Saved entries
________

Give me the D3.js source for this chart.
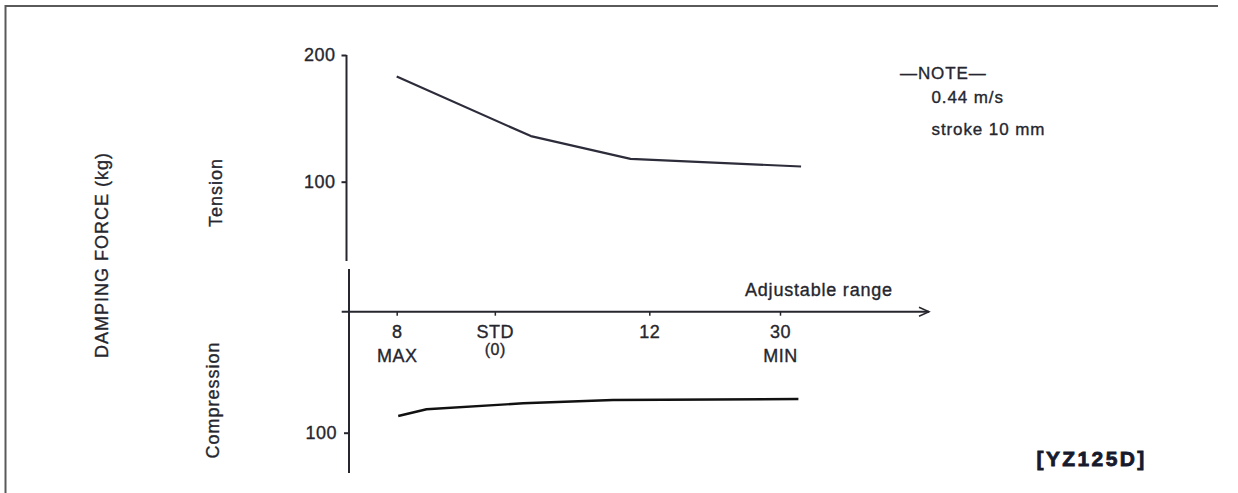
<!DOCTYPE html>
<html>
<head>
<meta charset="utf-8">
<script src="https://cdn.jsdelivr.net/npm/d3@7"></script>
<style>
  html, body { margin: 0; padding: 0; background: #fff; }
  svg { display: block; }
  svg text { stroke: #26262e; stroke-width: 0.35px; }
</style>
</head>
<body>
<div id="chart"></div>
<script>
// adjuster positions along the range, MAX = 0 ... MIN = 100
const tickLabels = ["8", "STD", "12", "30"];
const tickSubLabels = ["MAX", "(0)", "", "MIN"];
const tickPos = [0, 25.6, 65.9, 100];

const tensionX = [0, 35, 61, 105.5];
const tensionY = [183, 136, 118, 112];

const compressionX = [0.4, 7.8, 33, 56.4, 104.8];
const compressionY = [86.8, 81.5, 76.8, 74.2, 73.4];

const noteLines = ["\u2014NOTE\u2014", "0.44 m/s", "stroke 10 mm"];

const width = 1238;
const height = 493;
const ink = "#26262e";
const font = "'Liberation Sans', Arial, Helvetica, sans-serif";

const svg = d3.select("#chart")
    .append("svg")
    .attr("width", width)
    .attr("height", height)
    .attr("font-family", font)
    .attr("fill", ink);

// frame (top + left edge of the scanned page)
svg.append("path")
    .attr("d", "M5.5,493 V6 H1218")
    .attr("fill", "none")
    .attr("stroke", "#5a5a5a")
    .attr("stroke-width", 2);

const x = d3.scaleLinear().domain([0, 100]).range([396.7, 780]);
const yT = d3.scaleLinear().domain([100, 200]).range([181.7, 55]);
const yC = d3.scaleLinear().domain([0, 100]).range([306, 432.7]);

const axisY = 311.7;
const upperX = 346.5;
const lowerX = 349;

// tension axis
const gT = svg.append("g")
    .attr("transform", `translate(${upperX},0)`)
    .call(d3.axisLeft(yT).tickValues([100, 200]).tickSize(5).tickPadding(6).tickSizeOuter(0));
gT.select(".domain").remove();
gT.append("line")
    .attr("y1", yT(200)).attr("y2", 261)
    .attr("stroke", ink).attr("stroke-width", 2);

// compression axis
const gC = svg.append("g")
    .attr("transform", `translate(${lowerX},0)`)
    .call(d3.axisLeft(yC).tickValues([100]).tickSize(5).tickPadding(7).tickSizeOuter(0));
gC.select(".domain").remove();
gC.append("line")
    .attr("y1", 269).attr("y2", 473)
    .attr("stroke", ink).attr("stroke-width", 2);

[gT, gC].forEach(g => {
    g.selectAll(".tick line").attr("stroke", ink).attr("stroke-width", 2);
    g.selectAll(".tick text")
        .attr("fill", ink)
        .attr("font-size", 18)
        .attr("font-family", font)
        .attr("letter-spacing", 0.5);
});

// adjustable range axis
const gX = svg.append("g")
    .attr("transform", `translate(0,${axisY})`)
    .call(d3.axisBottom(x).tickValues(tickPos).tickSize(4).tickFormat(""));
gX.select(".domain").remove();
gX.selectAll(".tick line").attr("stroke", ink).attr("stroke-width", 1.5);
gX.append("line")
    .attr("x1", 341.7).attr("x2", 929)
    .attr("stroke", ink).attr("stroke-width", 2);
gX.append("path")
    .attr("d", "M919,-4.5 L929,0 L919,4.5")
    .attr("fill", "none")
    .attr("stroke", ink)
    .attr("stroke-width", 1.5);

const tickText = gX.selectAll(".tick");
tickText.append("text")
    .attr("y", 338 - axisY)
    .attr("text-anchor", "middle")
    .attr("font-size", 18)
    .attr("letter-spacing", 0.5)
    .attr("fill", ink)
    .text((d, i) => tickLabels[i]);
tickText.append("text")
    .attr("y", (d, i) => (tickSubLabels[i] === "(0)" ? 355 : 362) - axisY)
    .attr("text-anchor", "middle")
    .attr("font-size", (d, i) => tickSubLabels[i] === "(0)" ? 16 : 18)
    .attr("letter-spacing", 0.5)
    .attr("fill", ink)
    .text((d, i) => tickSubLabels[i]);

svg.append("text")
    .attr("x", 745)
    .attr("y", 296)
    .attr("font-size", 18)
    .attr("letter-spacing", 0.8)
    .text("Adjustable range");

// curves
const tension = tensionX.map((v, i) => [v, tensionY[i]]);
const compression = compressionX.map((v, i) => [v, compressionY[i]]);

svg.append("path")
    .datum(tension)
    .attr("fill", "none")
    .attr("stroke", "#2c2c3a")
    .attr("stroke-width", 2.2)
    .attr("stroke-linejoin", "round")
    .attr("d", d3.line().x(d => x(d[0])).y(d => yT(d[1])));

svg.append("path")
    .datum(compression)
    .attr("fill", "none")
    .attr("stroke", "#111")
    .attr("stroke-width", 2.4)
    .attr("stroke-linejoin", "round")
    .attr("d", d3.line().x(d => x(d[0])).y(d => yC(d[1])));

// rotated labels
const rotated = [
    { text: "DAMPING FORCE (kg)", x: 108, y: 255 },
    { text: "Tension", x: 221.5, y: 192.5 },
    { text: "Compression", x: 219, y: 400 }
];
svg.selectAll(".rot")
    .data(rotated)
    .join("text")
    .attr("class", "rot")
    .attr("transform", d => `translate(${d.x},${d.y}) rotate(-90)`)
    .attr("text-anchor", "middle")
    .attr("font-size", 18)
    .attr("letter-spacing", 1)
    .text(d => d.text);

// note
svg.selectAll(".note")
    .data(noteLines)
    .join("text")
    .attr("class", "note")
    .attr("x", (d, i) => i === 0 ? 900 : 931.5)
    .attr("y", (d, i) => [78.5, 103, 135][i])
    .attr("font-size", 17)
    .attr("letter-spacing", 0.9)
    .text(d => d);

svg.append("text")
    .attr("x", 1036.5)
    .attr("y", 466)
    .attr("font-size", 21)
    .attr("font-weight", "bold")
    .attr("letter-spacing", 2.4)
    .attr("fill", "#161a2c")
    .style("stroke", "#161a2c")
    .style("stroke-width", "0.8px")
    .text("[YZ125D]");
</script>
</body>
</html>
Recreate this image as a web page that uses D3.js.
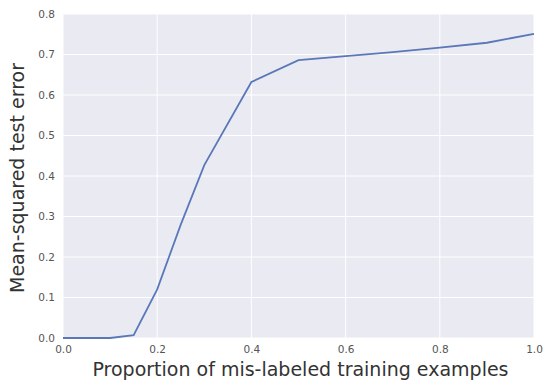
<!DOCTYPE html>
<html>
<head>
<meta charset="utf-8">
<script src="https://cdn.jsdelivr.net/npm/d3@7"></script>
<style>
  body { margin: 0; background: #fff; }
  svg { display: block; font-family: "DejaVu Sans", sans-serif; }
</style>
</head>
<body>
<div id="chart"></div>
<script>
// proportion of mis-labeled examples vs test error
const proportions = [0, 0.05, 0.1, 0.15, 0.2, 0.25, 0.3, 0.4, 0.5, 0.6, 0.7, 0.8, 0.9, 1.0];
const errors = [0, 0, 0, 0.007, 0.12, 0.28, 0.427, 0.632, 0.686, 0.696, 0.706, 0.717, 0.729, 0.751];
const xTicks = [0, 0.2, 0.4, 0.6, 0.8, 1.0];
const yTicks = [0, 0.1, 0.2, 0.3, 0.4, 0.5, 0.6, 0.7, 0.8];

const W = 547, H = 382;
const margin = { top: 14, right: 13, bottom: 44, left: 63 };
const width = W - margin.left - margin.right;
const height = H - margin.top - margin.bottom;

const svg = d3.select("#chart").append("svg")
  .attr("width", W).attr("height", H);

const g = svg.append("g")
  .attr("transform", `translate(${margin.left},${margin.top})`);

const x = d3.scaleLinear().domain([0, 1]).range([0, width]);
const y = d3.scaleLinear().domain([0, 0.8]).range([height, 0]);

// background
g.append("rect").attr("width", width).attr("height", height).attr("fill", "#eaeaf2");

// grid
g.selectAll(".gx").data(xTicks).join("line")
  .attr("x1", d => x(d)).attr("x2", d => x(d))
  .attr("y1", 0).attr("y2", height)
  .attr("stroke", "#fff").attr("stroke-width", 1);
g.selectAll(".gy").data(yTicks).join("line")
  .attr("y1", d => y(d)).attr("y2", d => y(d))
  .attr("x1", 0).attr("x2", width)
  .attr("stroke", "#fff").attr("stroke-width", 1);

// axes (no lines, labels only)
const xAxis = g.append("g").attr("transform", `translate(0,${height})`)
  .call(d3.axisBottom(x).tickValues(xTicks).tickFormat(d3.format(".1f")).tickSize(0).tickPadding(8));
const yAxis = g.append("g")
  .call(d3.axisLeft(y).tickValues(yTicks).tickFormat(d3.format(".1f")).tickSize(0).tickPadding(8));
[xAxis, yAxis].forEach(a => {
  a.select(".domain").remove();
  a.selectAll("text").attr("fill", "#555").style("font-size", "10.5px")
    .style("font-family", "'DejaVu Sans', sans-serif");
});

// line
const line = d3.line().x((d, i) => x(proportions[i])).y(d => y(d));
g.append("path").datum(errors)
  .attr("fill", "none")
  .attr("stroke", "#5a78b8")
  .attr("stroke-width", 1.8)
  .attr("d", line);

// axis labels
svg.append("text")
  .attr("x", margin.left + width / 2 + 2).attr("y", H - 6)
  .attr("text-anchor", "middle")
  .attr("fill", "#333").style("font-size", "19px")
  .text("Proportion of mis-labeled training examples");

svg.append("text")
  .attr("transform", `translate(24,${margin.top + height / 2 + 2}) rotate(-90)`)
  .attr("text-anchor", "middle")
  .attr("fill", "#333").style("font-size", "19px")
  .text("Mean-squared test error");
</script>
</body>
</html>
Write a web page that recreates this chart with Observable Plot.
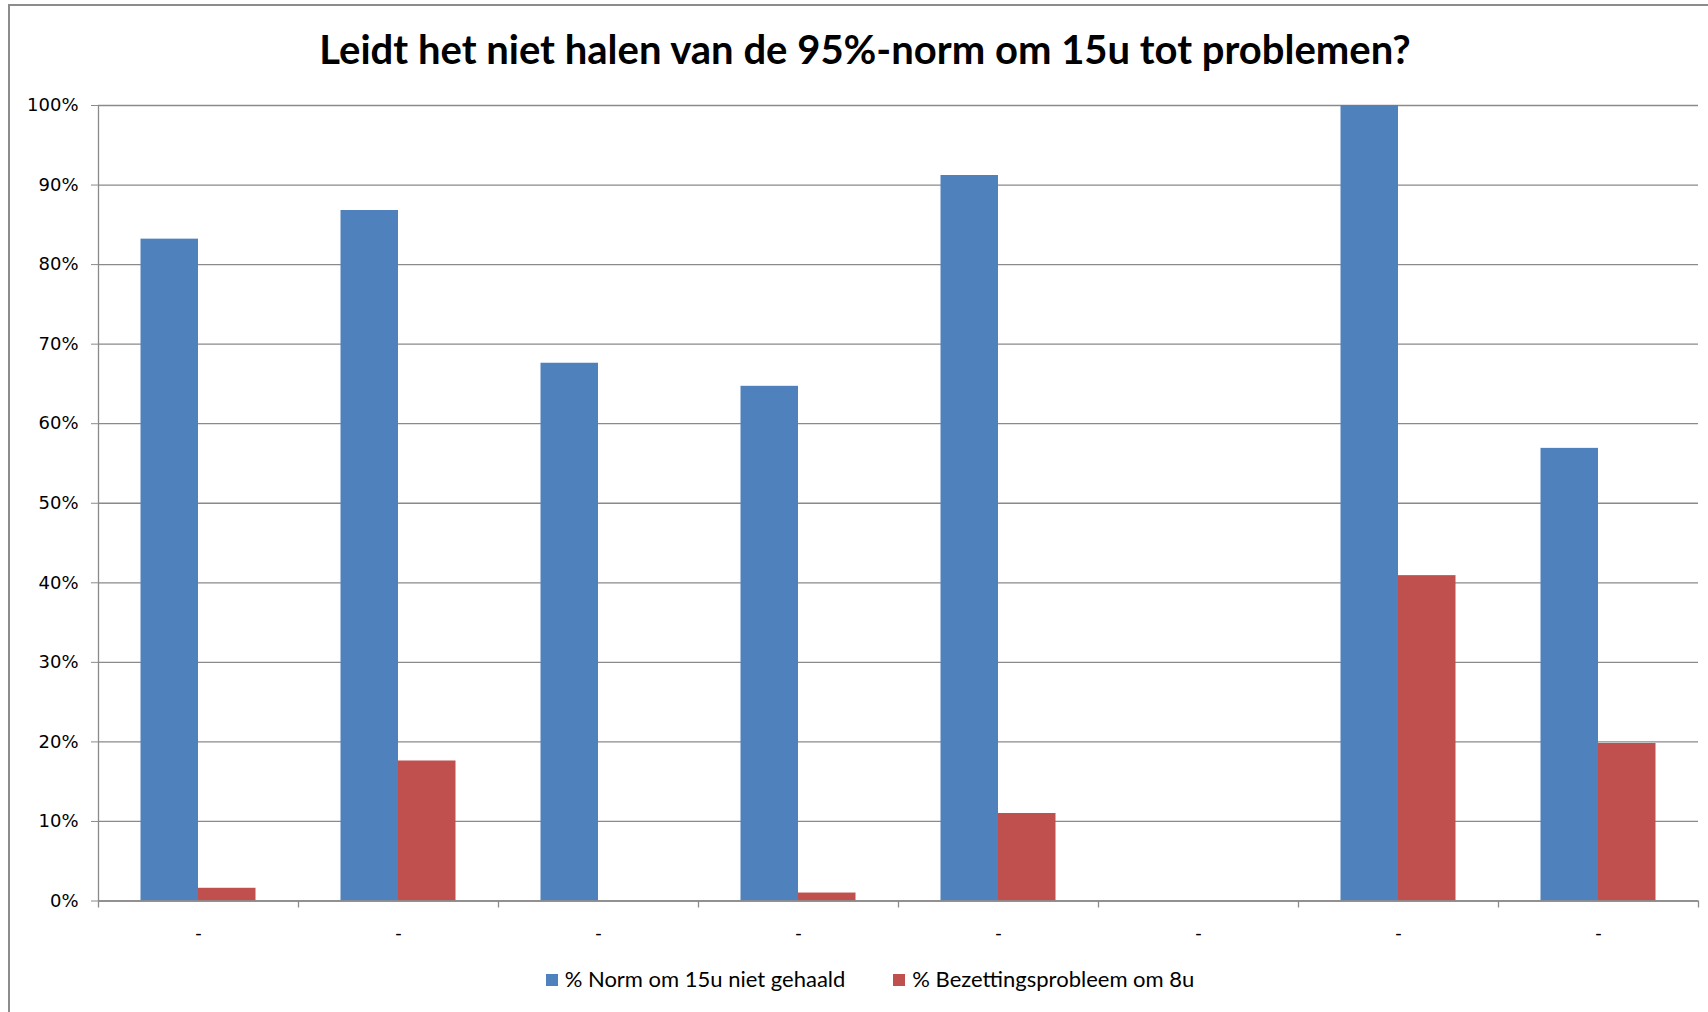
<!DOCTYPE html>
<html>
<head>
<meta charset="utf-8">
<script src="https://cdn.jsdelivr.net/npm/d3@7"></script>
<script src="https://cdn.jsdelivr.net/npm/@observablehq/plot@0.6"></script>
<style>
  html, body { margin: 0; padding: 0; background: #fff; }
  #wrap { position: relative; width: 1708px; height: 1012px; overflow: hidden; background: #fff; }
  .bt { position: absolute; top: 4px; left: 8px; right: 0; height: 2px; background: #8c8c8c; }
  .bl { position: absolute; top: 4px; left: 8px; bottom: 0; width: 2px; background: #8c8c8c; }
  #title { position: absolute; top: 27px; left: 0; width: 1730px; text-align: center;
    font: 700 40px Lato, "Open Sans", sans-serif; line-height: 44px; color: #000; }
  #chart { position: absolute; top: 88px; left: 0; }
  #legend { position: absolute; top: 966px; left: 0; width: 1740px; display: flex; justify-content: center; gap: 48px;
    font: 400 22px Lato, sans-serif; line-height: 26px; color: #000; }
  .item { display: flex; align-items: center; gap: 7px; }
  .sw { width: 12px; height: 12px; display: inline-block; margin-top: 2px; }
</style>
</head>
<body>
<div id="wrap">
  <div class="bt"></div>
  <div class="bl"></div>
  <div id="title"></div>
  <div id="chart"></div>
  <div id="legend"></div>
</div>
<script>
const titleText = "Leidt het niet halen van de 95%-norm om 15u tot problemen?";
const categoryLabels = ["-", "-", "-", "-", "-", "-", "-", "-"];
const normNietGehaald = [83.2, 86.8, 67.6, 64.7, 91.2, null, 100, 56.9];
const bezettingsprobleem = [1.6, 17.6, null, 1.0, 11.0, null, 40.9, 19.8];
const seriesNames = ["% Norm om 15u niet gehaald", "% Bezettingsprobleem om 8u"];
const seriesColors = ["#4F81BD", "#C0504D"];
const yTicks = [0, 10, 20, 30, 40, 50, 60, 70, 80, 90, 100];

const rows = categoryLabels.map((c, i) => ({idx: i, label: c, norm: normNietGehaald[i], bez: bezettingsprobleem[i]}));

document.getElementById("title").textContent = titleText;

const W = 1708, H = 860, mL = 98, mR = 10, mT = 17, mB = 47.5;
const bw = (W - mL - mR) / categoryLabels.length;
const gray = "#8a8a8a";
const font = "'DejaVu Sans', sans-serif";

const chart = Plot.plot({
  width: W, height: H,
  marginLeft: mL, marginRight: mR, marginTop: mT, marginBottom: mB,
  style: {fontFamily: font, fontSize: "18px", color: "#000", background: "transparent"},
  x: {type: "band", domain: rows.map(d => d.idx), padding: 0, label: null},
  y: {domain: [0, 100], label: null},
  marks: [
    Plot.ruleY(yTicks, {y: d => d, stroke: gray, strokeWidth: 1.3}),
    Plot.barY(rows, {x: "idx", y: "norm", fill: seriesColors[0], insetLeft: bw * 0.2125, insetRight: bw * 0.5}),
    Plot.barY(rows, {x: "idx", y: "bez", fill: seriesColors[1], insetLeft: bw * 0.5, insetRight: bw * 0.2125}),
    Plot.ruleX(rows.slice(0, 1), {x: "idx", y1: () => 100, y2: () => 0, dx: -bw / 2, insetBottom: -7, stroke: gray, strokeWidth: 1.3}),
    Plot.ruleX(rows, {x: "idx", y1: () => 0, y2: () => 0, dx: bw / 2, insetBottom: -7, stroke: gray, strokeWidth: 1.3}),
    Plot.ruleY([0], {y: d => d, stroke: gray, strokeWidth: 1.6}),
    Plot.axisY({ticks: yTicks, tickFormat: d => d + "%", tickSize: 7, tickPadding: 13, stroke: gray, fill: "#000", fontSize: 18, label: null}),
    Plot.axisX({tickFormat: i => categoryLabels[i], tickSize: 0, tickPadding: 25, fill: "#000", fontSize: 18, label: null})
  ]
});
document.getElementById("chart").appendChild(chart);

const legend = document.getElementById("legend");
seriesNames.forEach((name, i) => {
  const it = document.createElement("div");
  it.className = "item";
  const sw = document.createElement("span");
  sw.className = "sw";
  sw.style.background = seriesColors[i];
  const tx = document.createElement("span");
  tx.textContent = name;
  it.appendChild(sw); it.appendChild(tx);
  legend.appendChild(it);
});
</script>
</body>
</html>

________

## WHAT IS NEEDED
What's needed is an exact copy of the lines above from the one with "Recreate this image" through the one with "const height = H", both included; the pictures stay out.

## PROBLEM SOLUTION
Recreate this image as a web page that uses D3.js.
<!DOCTYPE html>
<html>
<head>
<meta charset="utf-8">
<script src="https://cdn.jsdelivr.net/npm/d3@7"></script>
<style>
  body { margin: 0; background: #fff; }
  svg { display: block; font-family: "DejaVu Sans", sans-serif; }
</style>
</head>
<body>
<div id="chart"></div>
<script>
// proportion of mis-labeled examples vs test error
const proportions = [0, 0.05, 0.1, 0.15, 0.2, 0.25, 0.3, 0.4, 0.5, 0.6, 0.7, 0.8, 0.9, 1.0];
const errors = [0, 0, 0, 0.007, 0.12, 0.28, 0.427, 0.632, 0.686, 0.696, 0.706, 0.717, 0.729, 0.751];
const xTicks = [0, 0.2, 0.4, 0.6, 0.8, 1.0];
const yTicks = [0, 0.1, 0.2, 0.3, 0.4, 0.5, 0.6, 0.7, 0.8];

const W = 547, H = 382;
const margin = { top: 14, right: 13, bottom: 44, left: 63 };
const width = W - margin.left - margin.right;
const height = H - margin.top - margin.bottom;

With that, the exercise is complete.